他方、下院の混乱はリスクになる。共和党下院は11日に議長選挙を予定している。大統領候補で前大統領のトランプ氏がワシントンを訪れて事態収拾を試みるようだ。新議長が計画通り速やかに選出されれば、政局混乱への懸念も後退し、売り圧力が若干緩和するだろう。一方、マッカーシー前議長の選出の際には15回もの投票回数を要しており、今回も選出に時間を要した場合にはリスクがさらに高まり売り材料になりそうだ。新下院議長が選出されるまで様々な法案を巡る協議が滞る。また、例え選出されたとしても、保守強硬派の台頭で予算案を巡る合意に向けた交渉が進まない可能性もある。11月中旬には再び政府機関の閉鎖リスクが高まることは引き続き相場の上値を抑制する材料になるだろう。なお、9日はコロンバスデーで債券市場は休場。株式市場は通常通りの営業となる。

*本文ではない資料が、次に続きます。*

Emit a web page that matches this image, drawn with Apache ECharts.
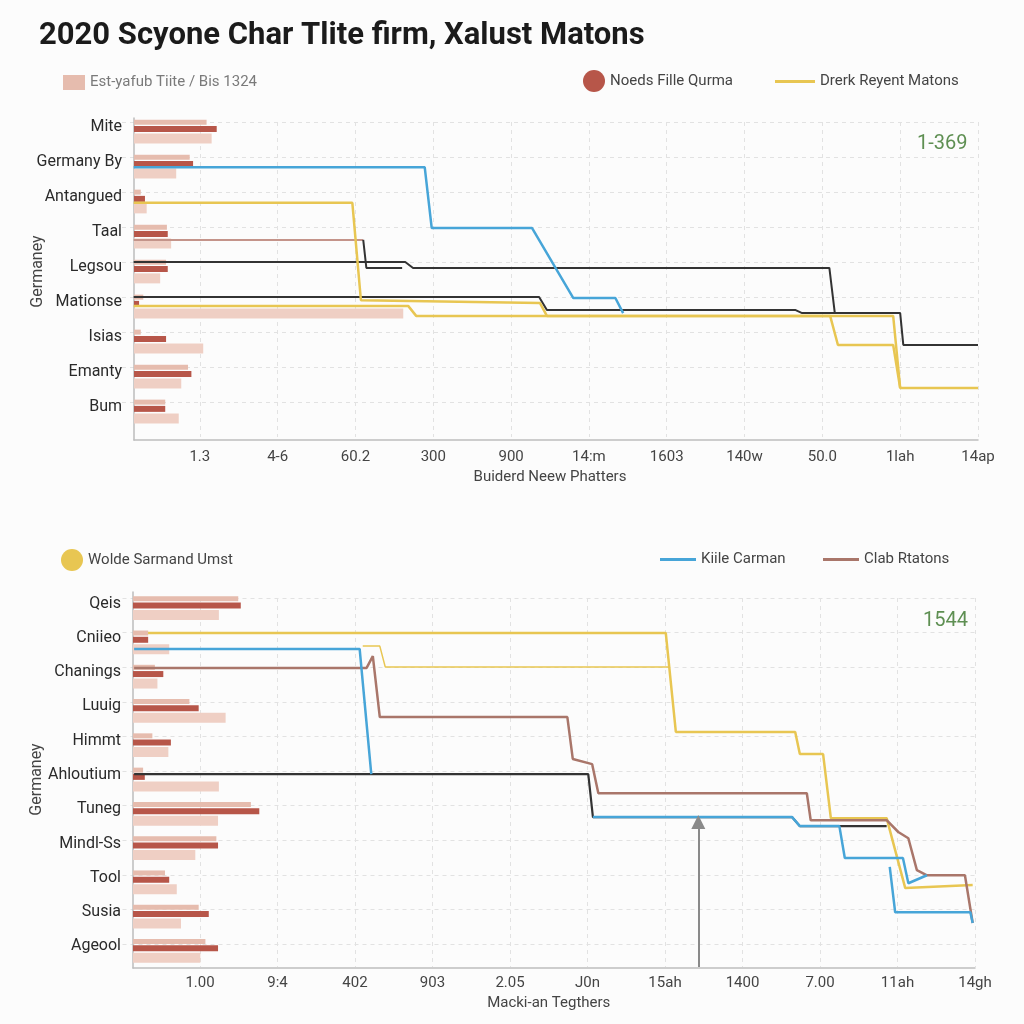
<!DOCTYPE html>
<html><head><meta charset="utf-8">
<script src="https://cdn.jsdelivr.net/npm/echarts@6/dist/echarts.min.js"></script>
<style>html,body{margin:0;padding:0;background:#fcfcfc}#c{width:1024px;height:1024px}</style>
</head><body><div id="c"></div>
<script>
// ---------- data ----------
const titleText = '2020 Scyone Char Tlite firm, Xalust Matons';
const topCats = ['Mite','Germany By','Antangued','Taal','Legsou','Mationse','Isias','Emanty','Bum'];
const topLightA = [8.6,6.6,0.8,3.9,3.8,1.1,0.8,6.4,3.7];
const topDark   = [9.8,7.0,1.3,4.0,4.0,0.6,3.8,6.8,3.7];
const topLightB = [9.2,5.0,1.5,4.4,3.1,31.9,8.2,5.6,5.3];
const topTicks = ['1.3','4-6','60.2','300','900','14:m','1603','140w','50.0','1lah','14ap'];

const topBlue   = [[-0.85,1.29],[2.89,1.29],[2.98,3.03],[4.27,3.03],[4.80,5.03],[5.34,5.03],[5.44,5.46]];
const topBlack1 = [[-0.85,4.0],[2.64,4.0],[2.74,4.17],[8.09,4.17],[8.16,5.46],[9.0,5.46],[9.04,6.37],[10.0,6.37]];
const topBrown  = [[-0.85,3.37],[2.10,3.37]];
const topDarkShort = [[2.10,3.37],[2.14,4.17],[2.60,4.17]];
const topBlack2 = [[-0.85,5.0],[4.36,5.0],[4.46,5.37],[7.65,5.37],[7.74,5.46],[9.0,5.46]];
const topYellow1 = [[-0.85,2.31],[1.96,2.31],[2.07,5.09],[4.37,5.17],[4.46,5.54],[8.10,5.54],[8.20,6.37],[8.91,6.37],[9.0,7.6],[10.0,7.6]];
const topYellow2 = [[-0.85,5.26],[2.68,5.26],[2.78,5.54],[8.91,5.54],[9.0,7.6]];

const botCats = ['Qeis','Cniieo','Chanings','Luuig','Himmt','Ahloutium','Tuneg','Mindl-Ss','Tool','Susia','Ageool'];
const botLightA = [12.5,1.8,2.6,6.7,2.3,1.2,14.0,9.9,3.8,7.8,8.6];
const botDark   = [12.8,1.8,3.6,7.8,4.5,1.4,15.0,10.1,4.3,9.0,10.1];
const botLightB = [10.2,4.3,2.9,11.0,4.2,10.2,10.1,7.4,5.2,5.7,8.0];
const botTicks = ['1.00','9:4','402','903','2.05','J0n','15ah','1400','7.00','11ah','14gh'];

const botYellow = [[-0.67,1.01],[6.01,1.01],[6.14,3.87],[7.68,3.87],[7.74,4.51],[8.04,4.51],[8.14,6.36],[8.86,6.36],[9.10,8.38],[9.97,8.29]];
const botYellowThin = [[2.10,1.39],[2.32,1.39],[2.39,1.99],[6.04,1.99]];
const botBlue1 = [[-0.85,1.47],[2.06,1.47],[2.21,5.09]];
const botBlue2 = [[5.07,6.33],[7.64,6.33],[7.74,6.59],[8.25,6.59],[8.32,7.51],[9.07,7.51],[9.14,8.24],[9.38,8.01]];
const botBlue3 = [[8.90,7.77],[8.97,9.08],[9.94,9.08],[9.97,9.39]];
const botBlack = [[-0.85,5.09],[5.01,5.09],[5.07,6.33],[7.64,6.33],[7.74,6.59],[8.86,6.59]];
const botBrown = [[-0.85,2.02],[2.15,2.02],[2.23,1.68],[2.32,3.44],[4.74,3.44],[4.81,4.65],[5.06,4.80],[5.14,5.64],[7.83,5.64],[7.88,6.42],[8.86,6.42],[9.01,6.76],[9.14,6.94],[9.25,7.86],[9.38,8.01],[9.87,8.01],[9.97,9.39]];
const arrowX = 6.43, arrowFrom = 10.66, arrowTo = 6.47;

// ---------- style ----------
const FONT = 'Roboto, "Liberation Sans", sans-serif';
const C_LIGHT_A = '#e6bcae', C_LIGHT_B = '#efcfc4', C_DARK = '#b75649';
const C_YEL = '#e8c652', C_BLUE = '#47a5d8', C_BLACK = '#333333', C_BROWN = '#a9766a', C_BROWN_T = '#c4948a';

const chart = echarts.init(document.getElementById('c'), null, {renderer:'canvas'});

function bar(name, data, color, w, idx){
  return {type:'bar', name, data, xAxisIndex:idx, yAxisIndex:idx, barWidth:w, barGap:'25%', itemStyle:{color}, z:2, animation:false};
}
function line(name, data, color, width, idx, z){
  return {type:'line', name, data, xAxisIndex:idx, yAxisIndex:idx, symbol:'none', lineStyle:{color, width}, itemStyle:{color}, z:z||3, animation:false};
}
const dashed = {show:true, lineStyle:{color:'#e2e2e2', type:[4,4], width:1}};
const catAxis = (idx, cats) => ({type:'category', gridIndex:idx, data:cats, inverse:true,
  axisLine:{show:false}, axisTick:{show:false}, splitLine:{show:false},
  axisLabel:{color:'#2a2a2a', fontSize:16, fontFamily:FONT, margin:12, verticalAlign:'bottom', lineHeight:9},
  name:'Germaney', nameLocation:'middle', nameRotate:90, nameGap:88, nameMoveOverlap:false,
  nameTextStyle:{color:'#444', fontSize:16, fontFamily:FONT}});
const hiddenVal = (idx) => ({type:'value', gridIndex:idx, min:0, max:100, show:false});
const tickAxis = (idx, ticks, name, margin, gap) => ({type:'value', gridIndex:idx, min:-1, max:10, interval:1,
  axisLine:{show:false}, axisTick:{show:false},
  splitLine:Object.assign({showMinLine:false}, dashed),
  axisLabel:{showMinLabel:false, color:'#444', fontSize:15, fontFamily:FONT, margin,
    formatter:v => (v>=0 && v<ticks.length) ? ticks[Math.round(v)] : ''},
  name, nameLocation:'middle', nameGap:gap, nameTextStyle:{color:'#444', fontSize:15, fontFamily:FONT}});
const gridVal = (idx, max) => ({type:'value', gridIndex:idx, min:0, max, interval:1, inverse:true,
  axisLine:{show:false}, axisTick:{show:false}, axisLabel:{show:false}, splitLine:Object.assign({showMaxLine:false}, dashed)});
const frameAxis = (idx) => ({type:'value', gridIndex:idx, min:0, max:1, axisLine:{show:true, onZero:false, lineStyle:{color:'#bdbdbd', width:1.5}},
  axisTick:{show:false}, axisLabel:{show:false}, splitLine:{show:false}});
const lineIcon = 'rect';

const option = {
  backgroundColor:'#fcfcfc',
  animation:false,
  textStyle:{fontFamily:FONT},
  title:[
    {text:titleText, left:34, top:16, textStyle:{fontSize:31, fontWeight:'bold', color:'#1b1b1b', fontFamily:FONT}},
    {text:'1-369', left:912, top:129, textStyle:{fontSize:20, fontWeight:'normal', color:'#5e8f52', fontFamily:FONT}},
    {text:'1544', left:918, top:606, textStyle:{fontSize:20, fontWeight:'normal', color:'#5e8f52', fontFamily:FONT}}
  ],
  legend:[
    {data:[{name:'Est-yafub Tiite / Bis 1324', icon:'rect'}], left:58, top:70, itemWidth:22, itemHeight:15, textStyle:{color:'#7a7a7a', fontSize:15}},
    {data:[{name:'Noeds Fille Qurma', icon:'circle'}], left:578, top:65, itemWidth:22, itemHeight:22, textStyle:{color:'#444', fontSize:15}},
    {data:[{name:'Drerk Reyent Matons', icon:lineIcon}], left:770, top:69, itemWidth:40, itemHeight:3, textStyle:{color:'#444', fontSize:15}},
    {data:[{name:'Wolde Sarmand Umst', icon:'circle'}], left:56, top:544, itemWidth:22, itemHeight:22, textStyle:{color:'#444', fontSize:15}},
    {data:[{name:'Kiile Carman', icon:lineIcon}], left:655, top:547, itemWidth:36, itemHeight:3, textStyle:{color:'#444', fontSize:15}},
    {data:[{name:'Clab Rtatons', icon:lineIcon}], left:818, top:547, itemWidth:36, itemHeight:3, textStyle:{color:'#444', fontSize:15}}
  ],
  grid:[
    {left:134, right:46, top:114, height:315},
    {left:122, right:46, top:122, height:315},
    {left:134, right:46, top:118, height:322},
    {left:133, right:49, top:591, height:377},
    {left:122.5, right:49, top:598, height:369},
    {left:133, right:49, top:592, height:376}
  ],
  xAxis:[
    hiddenVal(0),
    tickAxis(1, topTicks, 'Buiderd Neew Phatters', 13, 33),
    frameAxis(2),
    hiddenVal(3),
    tickAxis(4, botTicks, 'Macki-an Tegthers', 9, 29),
    frameAxis(5)
  ],
  yAxis:[
    catAxis(0, topCats),
    gridVal(1, 9),
    frameAxis(2),
    catAxis(3, botCats),
    gridVal(4, 10.66),
    frameAxis(5)
  ],
  series:[
    bar('Est-yafub Tiite / Bis 1324', topLightA, C_LIGHT_A, 5, 0),
    bar('Noeds Fille Qurma', topDark, C_DARK, 6, 0),
    bar('Est-yafub Tiite / Bis 1324', topLightB, C_LIGHT_B, 10, 0),
    line('topBrown', topBrown, C_BROWN_T, 2, 1),
    line('topDarkShort', topDarkShort, C_BLACK, 2, 1),
    line('topBlack1', topBlack1, C_BLACK, 2, 1),
    line('topBlack2', topBlack2, C_BLACK, 2, 1),
    line('Drerk Reyent Matons', topYellow2, C_YEL, 2.5, 1),
    line('Drerk Reyent Matons', topYellow1, C_YEL, 2.5, 1),
    line('topBlue', topBlue, C_BLUE, 2.5, 1, 4),

    bar('botLightA', botLightA, C_LIGHT_A, 5, 3),
    bar('botDark', botDark, C_DARK, 6, 3),
    bar('botLightB', botLightB, C_LIGHT_B, 10, 3),
    Object.assign(line('botBlack', botBlack, C_BLACK, 2.2, 4), {
      markLine:{silent:true, symbol:['none','triangle'], symbolSize:[14,14], label:{show:false},
        lineStyle:{color:'#8a8a8a', width:2, type:'solid'},
        data:[[{coord:[arrowX, arrowFrom]},{coord:[arrowX, arrowTo]}]]}
    }),
    line('Wolde Sarmand Umst', botYellowThin, C_YEL, 1.5, 4),
    line('Wolde Sarmand Umst', botYellow, C_YEL, 2.5, 4),
    line('Clab Rtatons', botBrown, C_BROWN, 2.5, 4),
    line('Kiile Carman', botBlue1, C_BLUE, 2.5, 4, 4),
    line('Kiile Carman', botBlue2, C_BLUE, 2.5, 4, 4),
    line('Kiile Carman', botBlue3, C_BLUE, 2.5, 4, 4)
  ]
};
chart.setOption(option);
</script>
</body></html>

経済指標では、8月卸売在庫(10日)、9月卸売物価指数(PPI)(11日)、9月消費者物価指数(CPI)、週次新規失業保険申請件数(12日)、10月ミシガン大消費者信頼感指数(13日)、などが予定されている。ほか、FRBは11日に9月FOMC議事要旨を公表予定。
主要企業決算では、金融でシティグループ、JPモルガン・チェース、ウェルズファーゴ(13日)、飲料メーカーのペプシコ(10日)、ドラッグストアチェーンのウォルグリーンブーツ、航空会社のデルタ(12日)、管理医療会社のユナイテッドヘルス(13日)、などが予定されている。銀行決算では金利高で債券や融資の損失が警戒されるほか、小売りではコストの上昇、航空会社も燃料価格の上昇や需要鈍化のリスクに直面しており、見通しに警戒だ。